Exercise aim =>
Transcribe every line from the top down to the line with "from matplotlib.lines import Line2D", both ends included, but not the pictures.

-------

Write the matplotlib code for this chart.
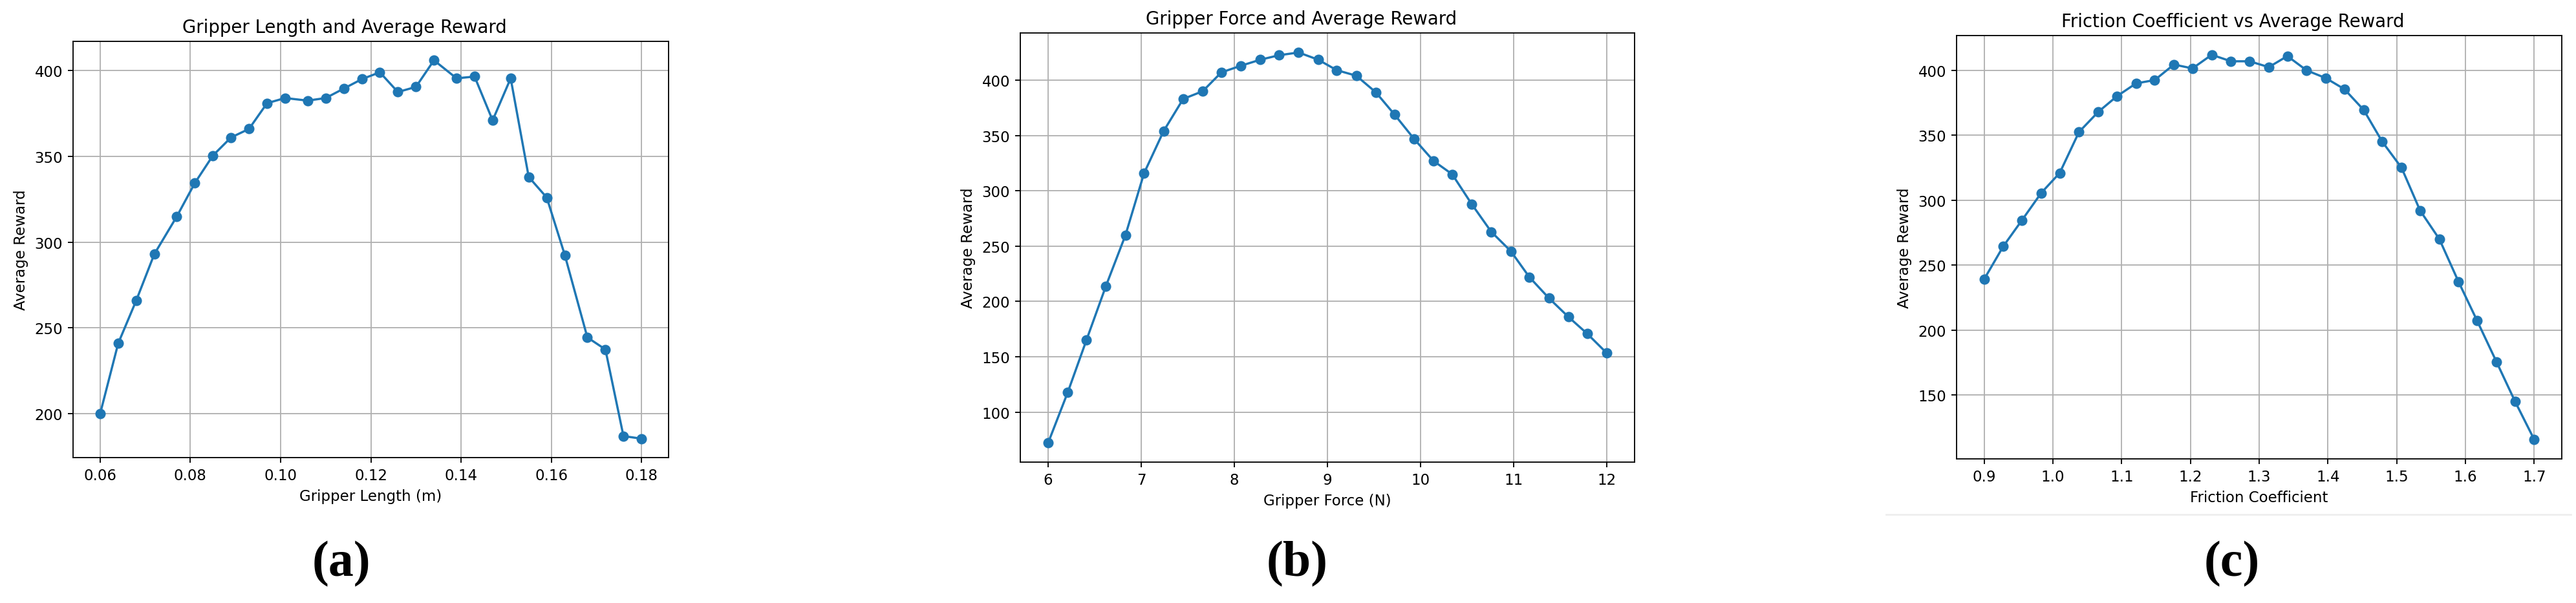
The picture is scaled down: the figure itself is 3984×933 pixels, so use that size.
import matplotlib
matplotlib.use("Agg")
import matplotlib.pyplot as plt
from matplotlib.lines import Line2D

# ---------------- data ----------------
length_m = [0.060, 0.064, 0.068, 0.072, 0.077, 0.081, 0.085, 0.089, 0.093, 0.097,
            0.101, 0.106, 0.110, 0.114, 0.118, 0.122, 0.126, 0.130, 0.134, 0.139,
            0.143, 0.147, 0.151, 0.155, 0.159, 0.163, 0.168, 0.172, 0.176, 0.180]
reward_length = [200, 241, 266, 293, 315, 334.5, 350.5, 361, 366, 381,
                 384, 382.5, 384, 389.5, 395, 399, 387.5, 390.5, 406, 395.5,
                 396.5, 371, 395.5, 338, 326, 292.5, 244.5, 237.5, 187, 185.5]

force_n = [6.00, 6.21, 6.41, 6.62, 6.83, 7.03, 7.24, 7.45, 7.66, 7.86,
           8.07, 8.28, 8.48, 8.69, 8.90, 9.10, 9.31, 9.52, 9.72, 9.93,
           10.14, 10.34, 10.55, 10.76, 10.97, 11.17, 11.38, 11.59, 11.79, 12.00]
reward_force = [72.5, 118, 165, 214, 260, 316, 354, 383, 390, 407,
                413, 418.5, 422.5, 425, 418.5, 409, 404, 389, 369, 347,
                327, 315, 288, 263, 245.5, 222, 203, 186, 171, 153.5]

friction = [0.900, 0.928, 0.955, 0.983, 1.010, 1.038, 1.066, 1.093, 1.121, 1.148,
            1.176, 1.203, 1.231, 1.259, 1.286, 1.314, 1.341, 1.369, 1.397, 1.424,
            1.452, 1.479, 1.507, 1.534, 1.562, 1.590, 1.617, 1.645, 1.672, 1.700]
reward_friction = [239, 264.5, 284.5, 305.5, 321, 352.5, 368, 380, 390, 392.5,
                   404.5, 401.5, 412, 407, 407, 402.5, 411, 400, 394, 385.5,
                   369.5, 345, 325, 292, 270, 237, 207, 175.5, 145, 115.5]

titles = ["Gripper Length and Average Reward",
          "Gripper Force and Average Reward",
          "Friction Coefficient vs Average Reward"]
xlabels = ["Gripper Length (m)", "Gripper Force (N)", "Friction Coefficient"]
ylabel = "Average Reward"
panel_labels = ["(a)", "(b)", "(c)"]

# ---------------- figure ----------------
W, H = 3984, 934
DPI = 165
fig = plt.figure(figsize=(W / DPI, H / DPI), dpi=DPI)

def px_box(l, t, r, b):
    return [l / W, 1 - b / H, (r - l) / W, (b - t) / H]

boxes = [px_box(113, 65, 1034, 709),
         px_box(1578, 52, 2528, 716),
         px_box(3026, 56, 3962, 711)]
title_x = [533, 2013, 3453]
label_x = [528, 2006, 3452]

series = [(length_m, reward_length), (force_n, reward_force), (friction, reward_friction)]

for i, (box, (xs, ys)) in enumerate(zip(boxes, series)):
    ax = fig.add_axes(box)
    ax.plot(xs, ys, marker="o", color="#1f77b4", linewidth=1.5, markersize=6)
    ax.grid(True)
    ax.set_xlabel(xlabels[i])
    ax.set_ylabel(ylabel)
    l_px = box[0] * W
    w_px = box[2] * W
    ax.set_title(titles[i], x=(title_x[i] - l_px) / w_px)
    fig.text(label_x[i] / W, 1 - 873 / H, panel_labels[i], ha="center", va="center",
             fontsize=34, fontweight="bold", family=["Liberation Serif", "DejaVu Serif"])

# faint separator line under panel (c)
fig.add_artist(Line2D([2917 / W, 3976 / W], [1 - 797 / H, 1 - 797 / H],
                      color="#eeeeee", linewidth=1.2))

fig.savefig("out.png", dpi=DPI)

-------

Reply to the task =>
Write the matplotlib code for this chart.
The picture is scaled down: the figure itself is 3984×933 pixels, so use that size.
import matplotlib
matplotlib.use("Agg")
import matplotlib.pyplot as plt
from matplotlib.lines import Line2D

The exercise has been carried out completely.